Try This Now is a feature in which Gut Check writers recommend new dishes, drinks and more that you need to try right now.
Weihenstephaner Festbier ($10/six pack at the Wine & Cheese Place)
Even with the barest first hint of autumn in the air, richer brews have begun flooding the market. Unlike white shoes before Easter, it's perfectly acceptable to enjoy an Oktoberfest before October.
The Festbier from Weihenstephaner is a bright, brassy color, rather than the orange and amber range occupied by many other Oktoberfests. It also lacks the glaring caramel flavors that mar too many interpretations of the style and can transform them from festive treats to be consumed by the liter into cloying train wrecks.

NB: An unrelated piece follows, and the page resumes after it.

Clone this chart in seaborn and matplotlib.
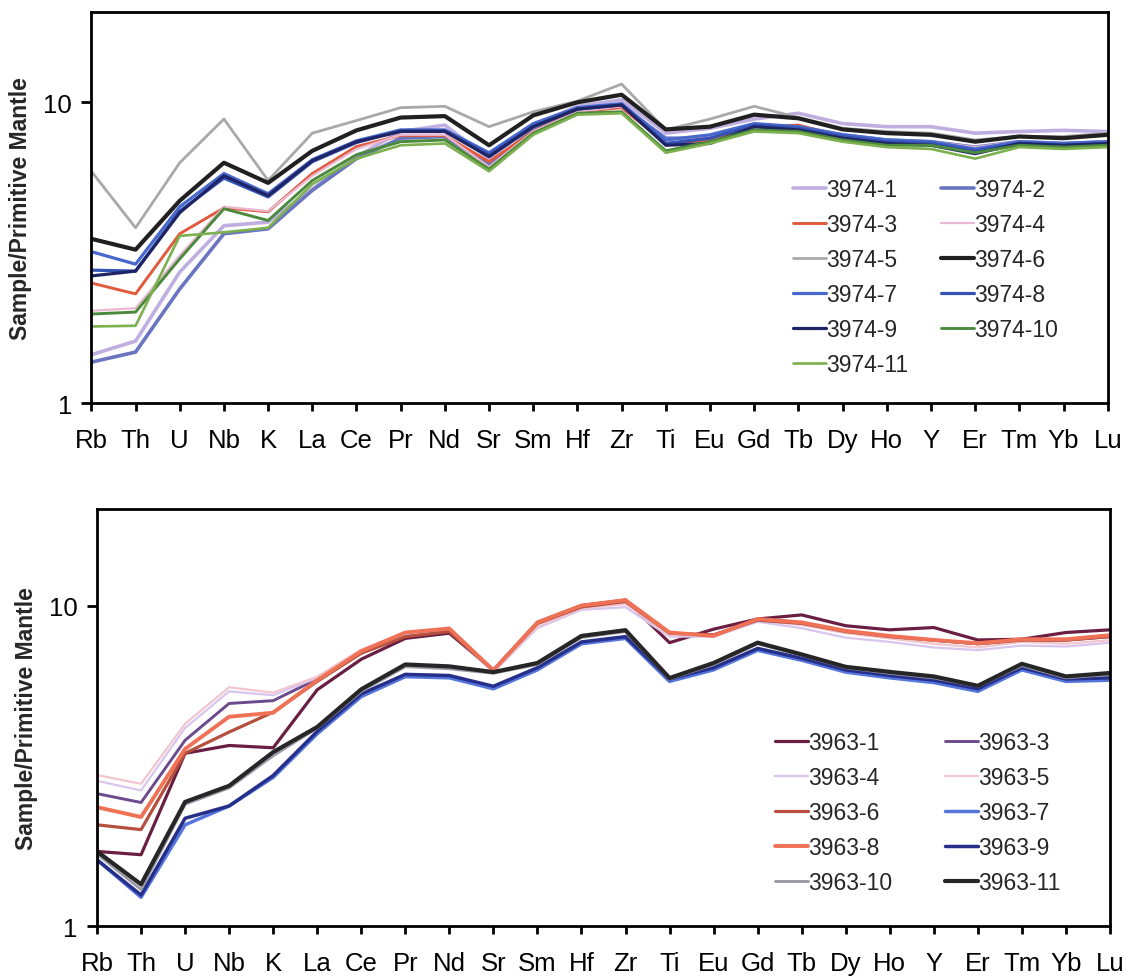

Weihenstephaner's interpretation couples intense, satiny malt flavors with sharp, spicy bitterness. By the time you get done parsing the dichotomy, all you want is another sip -- right up until you wonder how your glass got empty so quickly.
Weihenstephaner lays claim to being Germany's oldest continuous operating brewery, tracing its roots to an abbey brewery officially licensed in 1040, with evidence in the abbey's records that it was receiving hops (and therefore probably brewing) as early as 768. Today the brewery is owned by the State of Bavaria and is the "house" lab for a top brewing- and fermentation-sciences school.
Everything the brewery produces is well worth sampling (just make sure the bottles you're picking up are fresh), but the Festbier is something special -- and not merely because it means that the end of another torturous St. Louis summer is nigh.